More consequential is what this reveal does to the story’s foundation; it basically lays the groundwork for a very specific type of resolution, and the resolution we actually get is the point I referred to a few paragraphs ago. Put simply, the final set of plot reveals don’t just break the movie; they break each other and themselves in real-time. And the effect is cumulative, so each new break is more resonant than the previous one. There is a variant on the Talking Killer, with motives that cheapen the elaborate trials of the last hour; there is a variant on It Was All a Dream, which answers an early question about an odd name and lands a decent punch while also removing much of the investment we might have had; there is the very last scene, which utterly annihilates the previous scope of influence for the antagonist(s) and begs the question of why they (or we) bothered with the main narrative at all.

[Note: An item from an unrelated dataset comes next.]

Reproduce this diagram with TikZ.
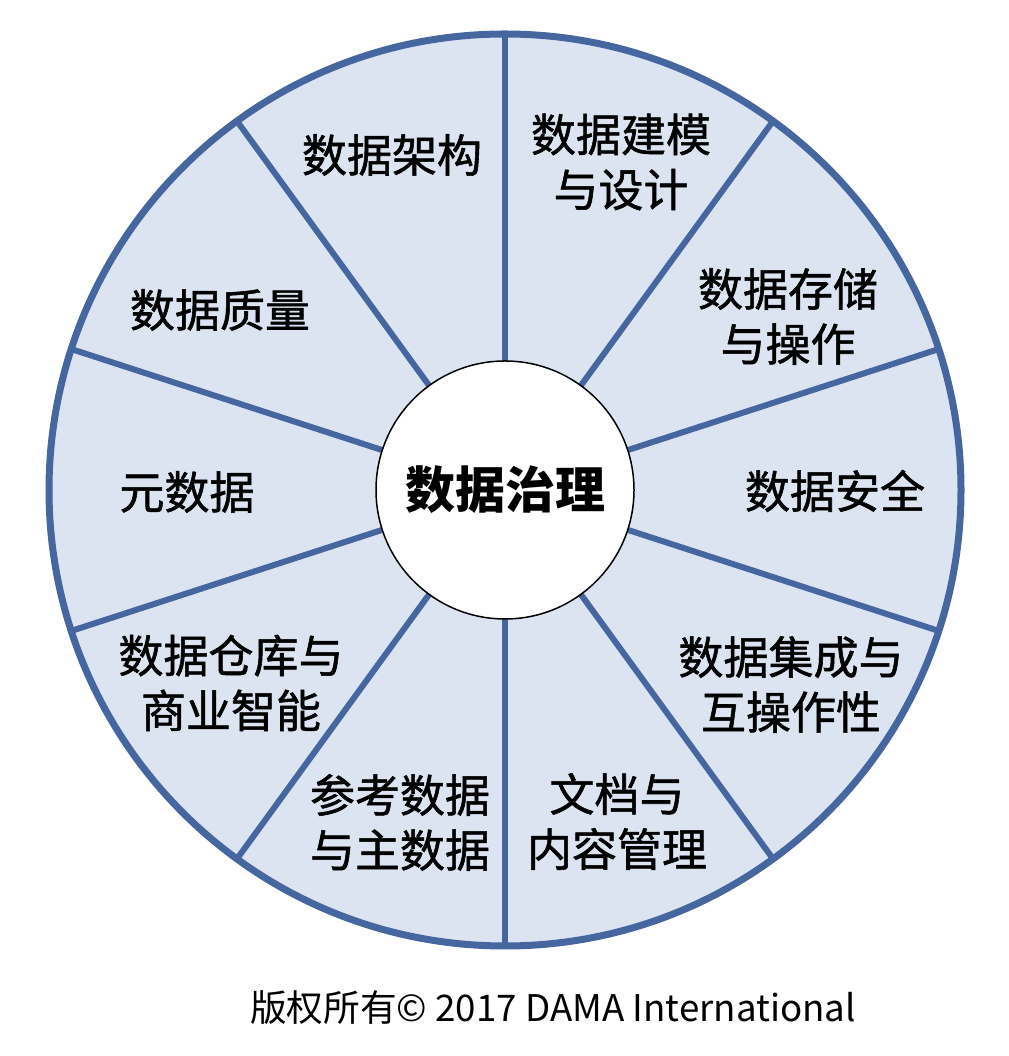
\documentclass[tikz,border=0pt]{standalone}
\usepackage{fontspec}
\setmainfont{Noto Sans CJK SC}
\newfontfamily\medfont[FakeBold=1.2]{Noto Sans CJK SC}
\definecolor{wheelfill}{RGB}{220,228,242}
\definecolor{wheelline}{RGB}{70,102,160}
\begin{document}
\begin{tikzpicture}[x=1pt,y=1pt,
  lbl/.style={align=center,font=\medfont\fontsize{45}{55}\selectfont,inner sep=0pt,text=black},
  divider/.style={draw=wheelline,line width=6pt},
  rim/.style={draw=wheelline,line width=7pt},
  hub/.style={circle,draw=black,line width=1.5pt,fill=white,minimum size=258pt,inner sep=0pt,font=\fontsize{50}{60}\selectfont\bfseries},
  note/.style={inner sep=0pt,font=\fontsize{36.7}{44}\selectfont}]
\useasboundingbox (0,0) rectangle (1008,1056);
\coordinate (c) at (505,566);
\fill[wheelfill] (c) circle (456);
\foreach \a in {90,54,18,-18,-54,-90,-126,-162,-198,-234}
  \draw[divider,shift={(c)}] (\a:120) -- (\a:456);
\draw[rim] (c) circle (456);
\node[hub] (gov) at (c) {数据治理};
\node[lbl] (arch) at (392,901) {数据架构};
\node[lbl] (model) at (621,894) {数据建模\\与设计};
\node[lbl] (store) at (788,739.5) {数据存储\\与操作};
\node[lbl] (sec) at (835,565) {数据安全};
\node[lbl] (integ) at (791,371.5) {数据集成与\\互操作性};
\node[lbl] (doc) at (617,234.5) {文档与\\内容管理};
\node[lbl] (ref) at (400,233.5) {参考数据\\与主数据};
\node[lbl] (dw) at (231,373) {数据仓库与\\商业智能};
\node[lbl] (meta) at (187,564) {元数据};
\node[lbl] (qual) at (220,746) {数据质量};
\node[note] (copy) at (553,48) {版权所有© 2017 DAMA International};
\end{tikzpicture}
\end{document}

And yet I find it tough to get very worked-up about this late collapse in logic. This has to be partly due to lowered expectations; I certainly wasn’t planning on a PG-13 thriller in January to hit a home run in narrative or resolution in any capacity. It’s partly due to the fact that the rest of Escape Room really is decent. Director Adam Robitel keeps the tone and psychology just this side of plausible; the cast reaches for the believable corners of the characters they’re playing. The basic pitch is functionally delivered, and the movie works, as advertised. It’s the underlying context that ultimately lets it down, if only just.